Wednesday, May 22, 2013
North American F6 Mustang
Here are some more images of Dragon models 1/32 scale North American F6 Mustang. This model boasts varying depths of recessed panel lines although I have found one big problem with this kit. The main landing gear was to weak and as a result I had to reinforce them, a real pain I can tell you. I also noticed that problem with Dragons BF 110 tail wheel. The plastic I believe is to rubbery in consistency. I hope they fix that problem some day.
In the aftermath of World War II, the USAAF consolidated much of its wartime combat force and selected the P-51 as a "standard" piston-engine fighter, while other types, such as the P-38 and P-47, were withdrawn or given substantially reduced roles. However, as more advanced jet fighters (P-80 and P-84) were being introduced, the P-51 was relegated to secondary status.

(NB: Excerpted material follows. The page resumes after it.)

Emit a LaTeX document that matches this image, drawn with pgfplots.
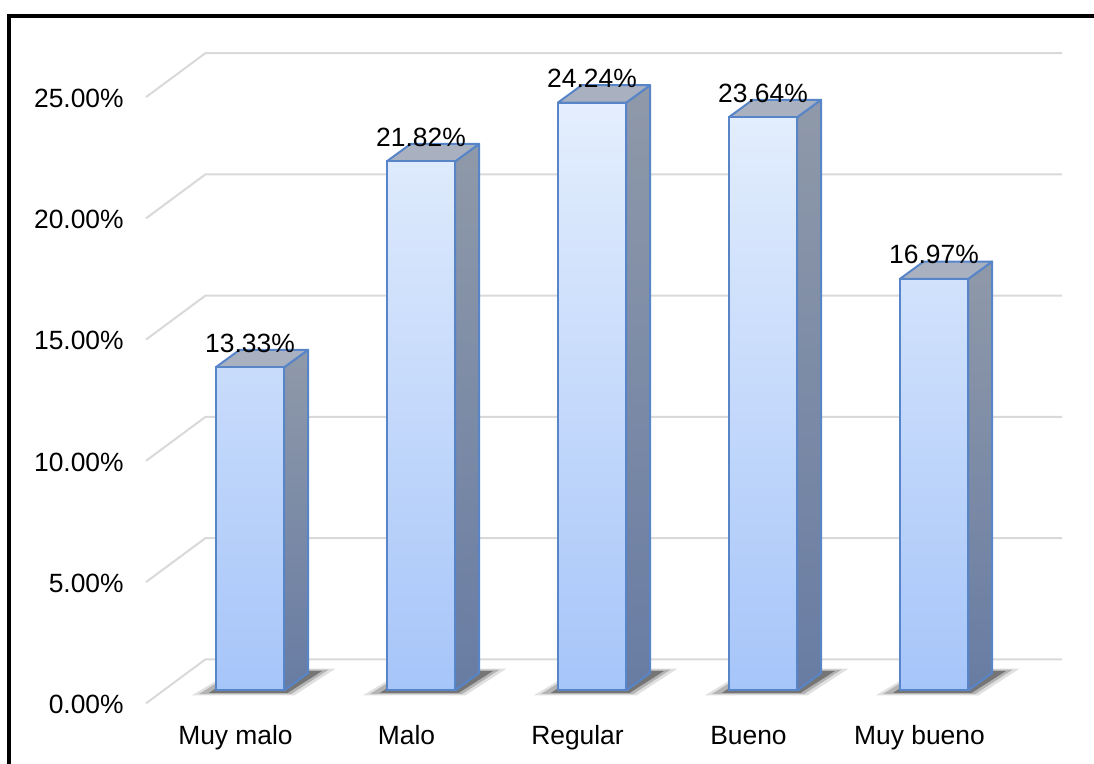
\documentclass[border=0pt]{standalone}
\usepackage{fontspec}
\setmainfont{Liberation Sans}
\usepackage{pgfplots}
\pgfplotsset{compat=1.18}
\definecolor{gridc}{HTML}{D9D9D9}
\definecolor{ftop}{HTML}{E4EEFD}
\definecolor{fbot}{HTML}{A6C5F9}
\definecolor{bord}{HTML}{5785C8}
\definecolor{stop}{HTML}{8F99A9}
\definecolor{sbot}{HTML}{687CA3}
\definecolor{tface}{HTML}{A9B1C1}
\pgfplotsset{
 shA/.style={draw=none, fill=black, fill opacity=0.12},
 shB/.style={draw=none, fill=black, fill opacity=0.2},
 shC/.style={draw=none, fill=black, fill opacity=0.35},
}
\begin{document}
\begin{tikzpicture}
\path[use as bounding box] (-125pt,-36.75pt) rectangle (422pt,345.25pt);
\begin{axis}[
 anchor=origin, at={(0pt,0pt)},
 x=85.5pt, y=12.125pt,
 xmin=-0.608, xmax=4.749, ymin=-0.6, ymax=26.5,
 clip=false,
 axis line style={draw=none},
 major tick length=0pt,
 /pgf/number format/assume math mode=true,
 xtick={0,1,2,3,4},
 xticklabels={Muy malo,Malo,Regular,Bueno,Muy bueno},
 ytick={0,5,10,15,20,25},
 yticklabels={0.00\%,5.00\%,10.00\%,15.00\%,20.00\%,25.00\%},
 tick label style={font=\fontsize{13.2}{15}\selectfont, inner sep=0pt},
 xticklabel style={anchor=base, yshift=-19.75pt, xshift=-7.25pt},
 yticklabel style={anchor=east, xshift=-11pt, yshift=-7pt},
]
% back wall / floor gridlines
\addplot[gridc, line width=1pt] coordinates {(-0.608,-0.53) (-0.26,1.287) (4.749,1.287)};
\addplot[gridc, line width=1pt] coordinates {(-0.608,4.47) (-0.26,6.287) (4.749,6.287)};
\addplot[gridc, line width=1pt] coordinates {(-0.608,9.47) (-0.26,11.287) (4.749,11.287)};
\addplot[gridc, line width=1pt] coordinates {(-0.608,14.47) (-0.26,16.287) (4.749,16.287)};
\addplot[gridc, line width=1pt] coordinates {(-0.608,19.47) (-0.26,21.287) (4.749,21.287)};
\addplot[gridc, line width=1pt] coordinates {(-0.608,24.47) (-0.26,26.287) (4.749,26.287)};
% floor shadows
\addplot[shA] coordinates {(-0.34,-0.2) (0.26,-0.2) (0.5,0.9) (-0.08,0.9)};
\addplot[shB] coordinates {(-0.3,-0.15) (0.24,-0.15) (0.46,0.86) (-0.07,0.86)};
\addplot[shC] coordinates {(-0.24,-0.1) (0.22,-0.1) (0.42,0.8) (-0.05,0.8)};
\addplot[shA] coordinates {(0.66,-0.2) (1.26,-0.2) (1.5,0.9) (0.92,0.9)};
\addplot[shB] coordinates {(0.7,-0.15) (1.24,-0.15) (1.46,0.86) (0.93,0.86)};
\addplot[shC] coordinates {(0.76,-0.1) (1.22,-0.1) (1.42,0.8) (0.95,0.8)};
\addplot[shA] coordinates {(1.66,-0.2) (2.26,-0.2) (2.5,0.9) (1.92,0.9)};
\addplot[shB] coordinates {(1.7,-0.15) (2.24,-0.15) (2.46,0.86) (1.93,0.86)};
\addplot[shC] coordinates {(1.76,-0.1) (2.22,-0.1) (2.42,0.8) (1.95,0.8)};
\addplot[shA] coordinates {(2.66,-0.2) (3.26,-0.2) (3.5,0.9) (2.92,0.9)};
\addplot[shB] coordinates {(2.7,-0.15) (3.24,-0.15) (3.46,0.86) (2.93,0.86)};
\addplot[shC] coordinates {(2.76,-0.1) (3.22,-0.1) (3.42,0.8) (2.95,0.8)};
\addplot[shA] coordinates {(3.66,-0.2) (4.26,-0.2) (4.5,0.9) (3.92,0.9)};
\addplot[shB] coordinates {(3.7,-0.15) (4.24,-0.15) (4.46,0.86) (3.93,0.86)};
\addplot[shC] coordinates {(3.76,-0.1) (4.22,-0.1) (4.42,0.8) (3.95,0.8)};
% side faces
\addplot[draw=bord, line width=1pt, line join=round, top color=stop, bottom color=sbot] coordinates {(0.2,0) (0.34,0.72) (0.34,14.05) (0.2,13.33) (0.2,0)};
\addplot[draw=bord, line width=1pt, line join=round, top color=stop, bottom color=sbot] coordinates {(1.2,0) (1.34,0.72) (1.34,22.54) (1.2,21.82) (1.2,0)};
\addplot[draw=bord, line width=1pt, line join=round, top color=stop, bottom color=sbot] coordinates {(2.2,0) (2.34,0.72) (2.34,24.96) (2.2,24.24) (2.2,0)};
\addplot[draw=bord, line width=1pt, line join=round, top color=stop, bottom color=sbot] coordinates {(3.2,0) (3.34,0.72) (3.34,24.36) (3.2,23.64) (3.2,0)};
\addplot[draw=bord, line width=1pt, line join=round, top color=stop, bottom color=sbot] coordinates {(4.2,0) (4.34,0.72) (4.34,17.69) (4.2,16.97) (4.2,0)};
% top faces
\addplot[draw=bord, line width=1pt, line join=round, fill=tface] coordinates {(-0.2,13.33) (0.2,13.33) (0.34,14.05) (-0.06,14.05) (-0.2,13.33)};
\addplot[draw=bord, line width=1pt, line join=round, fill=tface] coordinates {(0.8,21.82) (1.2,21.82) (1.34,22.54) (0.94,22.54) (0.8,21.82)};
\addplot[draw=bord, line width=1pt, line join=round, fill=tface] coordinates {(1.8,24.24) (2.2,24.24) (2.34,24.96) (1.94,24.96) (1.8,24.24)};
\addplot[draw=bord, line width=1pt, line join=round, fill=tface] coordinates {(2.8,23.64) (3.2,23.64) (3.34,24.36) (2.94,24.36) (2.8,23.64)};
\addplot[draw=bord, line width=1pt, line join=round, fill=tface] coordinates {(3.8,16.97) (4.2,16.97) (4.34,17.69) (3.94,17.69) (3.8,16.97)};
% front faces
\addplot[ybar, bar width=0.4, bar shift=0pt, draw=bord, line width=1pt, top color=ftop, bottom color=fbot]
 coordinates {(0,13.33) (1,21.82) (2,24.24) (3,23.64) (4,16.97)};
% data labels
\addplot[draw=none, mark=none,
 nodes near coords={\pgfmathprintnumber[fixed,fixed zerofill,precision=2]{\pgfplotspointmeta}\%},
 every node near coord/.append style={font=\fontsize{13.2}{15}\selectfont, anchor=center, yshift=12.1pt, inner sep=0pt, text=black}]
 coordinates {(0,13.33) (1,21.82) (2,24.24) (3,23.64) (4,16.97)};
\end{axis}
\draw[line width=2pt, black, line join=miter] (-120.5pt,-60pt) -- (-120.5pt,337.1pt) -- (450pt,337.1pt);
\end{tikzpicture}
\end{document}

In 1947, the newly-formed USAF Strategic Air Command employed Mustangs alongside F-6 Mustangs and F-82 Twin Mustangs, due to their range capabilities. In 1948, the designation P-51 (P for pursuit) was changed to F-51 (F for fighter), and the existing F designator for photographic reconnaissance aircraft was dropped because of a new designation scheme throughout the USAF. Aircraft still in service in the USAF or Air National Guard (ANG) when the system was changed included: F-51B, F-51D, F-51K, RF-51D (formerly F-6D), RF-51K (formerly F-6K), and TRF-51D (two-seat trainer conversions of F-6Ds). They remained in service from 1946 through 1951. By 1950, although Mustangs continued in service with the USAF after the war, the majority of the USAF's Mustangs had been surplussed or transferred to the Air Force Reserve (AFRES) and the Air National Guard (ANG).
During the Korean War, F-51s, though obsolete as fighters, were used as close ground-support aircraft and reconnaissance aircraft until the end of the war in 1953. Because of its lighter structure and less availability of spare parts, the newer, faster F-51H was not used in Korea. With the aircraft being used for ground attack, their performance was less of a concern than their ability to carry a load.